Diana Beltran Herrera’s Flock of Paper Birds

We are not talking origami here. The Colombian artist has created paper sculptures of more than 100 species, and they are startlingly realistic

Hairy woodpecker (Picoides villosus)
Hairy woodpecker (Picoides villosus) © Diana Beltran Herrera

Diana Beltran Herrera had a realization a couple of years ago. “I started to feel closer to nature, but more, I recognized that I was in nature living at the same time as others, and I wasn’t any more special than any other element,” says the Colombian artist.

A bit conflicted, she says, “I had this knowledge of things living around me, but did I really know about them? I decided that it was time to play again, to rediscover the place where I was living.”

Herrera’s explorations began with birds. She observed local birds in her city of Bogotá and did Internet research on these species, identifying them and learning about their behavior and habitat. The artist also met with members of an ornithology group that provided more information.

“I discovered that I was living in a city full of nature, but somehow the traffic and modernism never allowed me to see what was living in there,” says Herrera. “With time, I started to find those plants, animals and life in general and felt astonished about each single thing, but the most recurrent animal was always the bird.”

Cardinal © Diana Beltran Herrera

Feeling inspired, Herrera started to cut paper into feathers and construct hyper-realistic sculptures of birds. In just a short time, she has created an her own aviary complete with more than 100 species found around the world, from lineated woodpeckers, Bateleur eagles and European bee eaters to blue herons, flamingos, cardinals, blue jays, robins and warblers. The artist’s first international solo exhibition, “Diana Beltran Herrera: Birds of Florida,” featuring seven new sculptures of the state’s birds, is now on display at the Cornell Fine Arts Museum in Winter Park, Florida.

To represent the birds as they are in nature, Herrera makes her sculptures life-size. For a cardinal, that might translate to just over six sheets of paper and five days of labor. An eagle or a crane, on the other hand, means 10 to 15 sheets of paper and up to two weeks of time. She observes some of the species in the wild, studies photographs of birds, and confers with ornithologists and birding groups to ensure an impressive level of visual accuracy.

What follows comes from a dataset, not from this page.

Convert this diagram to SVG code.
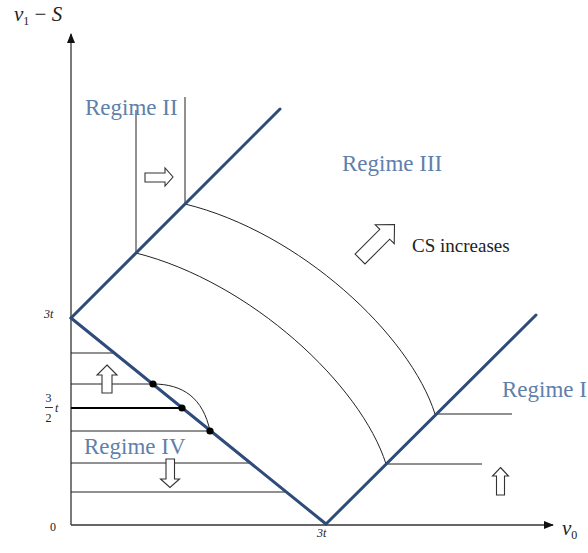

A close look at the feathers on Herrera’s sculpture of a crane.
A close look at the feathers on Herrera’s sculpture of a crane. © Diana Beltran Herrera

Then she begins, first with a base form made out of paper, on which she carefully pastes meticulously cut paper feathers. The feathers themselves—mostly delicate bits of Canson art paper scored finely with scissors—range from lightweight wisps to stubby fronds and spikes, depending on the species of bird and their position on the creature. The result is something so stunningly close to the real thing, you’re shocked not to see it move.

Belted kingfisher (Megaceryle alcyon)
Belted kingfisher (Megaceryle alcyon) © Diana Beltran Herrera

Although her work is awe-inspiring in its detail, the real wonder is the complexities seen in nature, Herrera explains. “The most amazing thing for me is to go and find these birds in the wild,” she says. “I feel like a kid still with this need to discover. I love to feel this surprise and enjoy this experience in a mature way that I did when I was a child.”

At the top of her list of birds she would like to see in the wild is a kingfisher. “I have been looking for one, but it is difficult to find,” she says.

When choosing a bird to make her subject, Herrera focuses on its movement. “It is the most important thing for me,” she says. “When I started this project, I was trying to find a way to communicate with this other part . Having knowledge that there wasn’t a language in common, there was a challenge to understand this life in another way. I realized there was this corporal expression, this dance, that could tell me a story about them.” She always looks for a photograph to reference, where the bird seems to be at its liveliest.

American robin (Turdus migratorius)
American robin (Turdus migratorius) © Diana Beltran Herrera

On her website, Herrera describes her work as seeking “to explore the chillingly disengaged relationship between humans and nature in modern society.” She deeply hopes that her paper sculptures of birds can affect this relationship for the better.

“People say that a little action can bring a reaction, and I like to think that this is possible. I wonder if people could appreciate the real world as they appreciate art, things could be different,” says Herrera. “My work is nothing different or new, it is just a representation of something that is real, and somehow it has an impact. More than creating birds, the real aim of what I do is to use this work as a model to exercise a behavior. It is an invitation to rediscover what is there, to see further and understand we are not alone here. We are part of a big system, and, as that, we need to learn how to respect and relate.”

Diana Beltran Herrera: Birds of Florida” is on display at the Cornell Fine Arts Museum, on the campus of Rollins College in Winter Park, Florida, through December 8, 2013.